The UN High Commissioner for Human Rights stated that this "paradigm shift [would] raise a host of serious problems with potentially dire consequences for the enjoyment of the right to privacy and other rights." For example, client-side scanning will inevitably expose false positives to third parties and "is likely to have a significant chilling effect on free expression and association, with people limiting the ways they communicate and interact with others and engaging in self-censorship," a view shared by many technical security and privacy experts (Abelson et al., 2021). Additionally, client-side scanning could be repurposed as a mass surveillance tool (Abelson et al., 2021) or extended to other purposes ("function creep"), widening the scope of targeted content to suppress political debate or target opposition figures, journalists, and human rights defenders (Office of the United Nations High Commissioner for Human Rights, 2022). The Internet Society argues that client-side scanning lacks effectiveness as criminals could easily modify objectionable content to evade detection (ISOC, 2022). Lastly, security and privacy experts view scanning on the user's device as a source of weakness rather than a security feature, as it can potentially be abused by various adversaries, including criminals and hostile state actors, with limited user verification of its scope of action (Abelson et al., 2021). More generally, like server-side scanning, client-side scanning is unlikely to detect previously unknown CSEA content or grooming activities.

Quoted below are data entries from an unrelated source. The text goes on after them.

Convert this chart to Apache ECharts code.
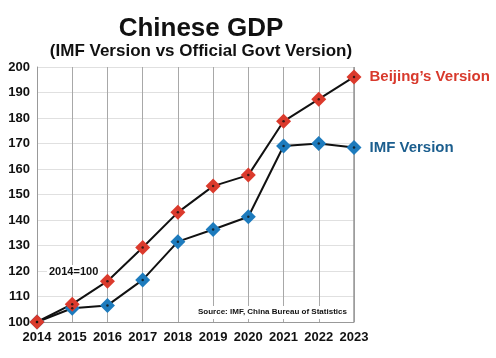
<!DOCTYPE html>
<html><head><meta charset="utf-8">
<script src="https://cdn.jsdelivr.net/npm/echarts@6/dist/echarts.min.js"></script>
<style>html,body{margin:0;padding:0;background:#fff}#c{width:496px;height:358px}</style>
</head><body><div id="c"></div>
<script>
const years = ['2014','2015','2016','2017','2018','2019','2020','2021','2022','2023'];
const beijing = [100, 107, 116, 129.2, 143, 153.3, 157.6, 178.7, 187.4, 196.1];
const imf = [100, 105.4, 106.5, 116.5, 131.5, 136.3, 141.3, 169, 170, 168.4];
const yTicks = [100, 110, 120, 130, 140, 150, 160, 170, 180, 190, 200];

const F = 'Liberation Sans, Arial, Helvetica, sans-serif';
const chart = echarts.init(document.getElementById('c'), null, {renderer: 'canvas'});
function mkSeries(name, data, color, textColor, labelText) {
  const last = data.length - 1;
  return {
    name, type: 'line', data,
    symbol: 'diamond', symbolSize: 15,
    lineStyle: {color: '#111', width: 2},
    itemStyle: {color: color, borderColor: color, borderWidth: 0},
    label: {
      show: true, position: 'right', distance: 8,
      formatter: p => p.dataIndex === last ? labelText : '',
      color: textColor, fontFamily: F, fontWeight: 'bold', fontSize: 15
    },
    z: 3
  };
}
function dots(data) {
  return {
    type: 'scatter', data, symbol: 'circle', symbolSize: 2.5,
    itemStyle: {color: '#111'}, z: 5, silent: true
  };
}
chart.setOption({
  animation: false,
  backgroundColor: '#fff',
  title: [
    {text: 'Chinese GDP', left: 196, top: 11, textAlign: 'center',
     textStyle: {fontFamily: F, fontWeight: 'bold', fontSize: 26, color: '#111'}},
    {text: '(IMF Version vs Official Govt Version)', left: 196, top: 38, textAlign: 'center',
     textStyle: {fontFamily: F, fontWeight: 'bold', fontSize: 17, color: '#111'}}
  ],
  grid: {left: 37, right: 142, top: 67, bottom: 36},
  xAxis: {
    type: 'category', data: years, boundaryGap: false,
    axisLine: {lineStyle: {color: '#999', width: 1}},
    axisTick: {show: false},
    axisLabel: {interval: 0, color: '#111', fontFamily: F, fontWeight: 'bold', fontSize: 13, margin: 9},
    splitLine: {show: true, interval: 0, lineStyle: {color: '#a8a8a8', width: 1}}
  },
  yAxis: {
    type: 'value', min: yTicks[0], max: yTicks[yTicks.length - 1], interval: 10,
    axisLine: {show: true, lineStyle: {color: '#999'}},
    axisTick: {show: false},
    axisLabel: {color: '#111', fontFamily: F, fontWeight: 'bold', fontSize: 13, margin: 7},
    splitLine: {show: true, lineStyle: {color: '#e0e0e0', width: 1}}
  },
  graphic: [
    {type: 'rect', z: 2, shape: {x: 354, y: 67, width: 0, height: 255}, style: {stroke: '#999', lineWidth: 1, fill: null}},
    {type: 'rect', z: 2, shape: {x: 47, y: 265, width: 53, height: 14}, style: {fill: '#fff'}},
    {type: 'text', z: 3, left: 49, top: 266, style: {text: '2014=100', font: 'bold 11px ' + F, fill: '#111'}},
    {type: 'rect', z: 2, shape: {x: 196, y: 306, width: 152, height: 13}, style: {fill: '#fff'}},
    {type: 'text', z: 3, left: 198, top: 308, style: {text: 'Source: IMF, China Bureau of Statistics', font: 'bold 8px ' + F, fill: '#111'}}
  ],
  series: [
    mkSeries('IMF', imf, '#1d7bbd', '#1b5e8e', 'IMF Version'),
    mkSeries('Beijing', beijing, '#db3a2c', '#d8392c', 'Beijing\u2019s Version'),
    dots(beijing), dots(imf)
  ]
});
</script></body></html>
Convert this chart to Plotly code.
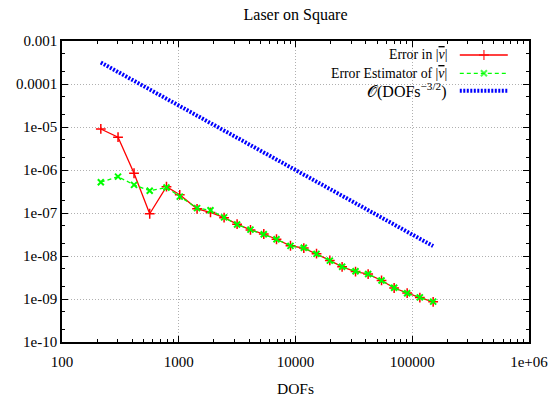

The debate on the merits and dangers of client-side scanning continues. For instance, in a detailed analysis, two UK GCHQ technical directors highlighted the complex challenges faced by law enforcement in countering online child sexual abuse. They found no inherent reason why these techniques cannot be implemented safely in many situations, acknowledged the need for further work, and concluded that "there are clear paths to implementation that would seem to have the requisite effectiveness, privacy and security properties" (Levy and Robinson, 2022). Their analysis was subsequently rebutted by academics (Anderson, 2022) and evaluated by the UK National Research Centre on Privacy, Harm Reduction and Adversarial Influence Online (REPHRAIN) (Peersman et al., 2023).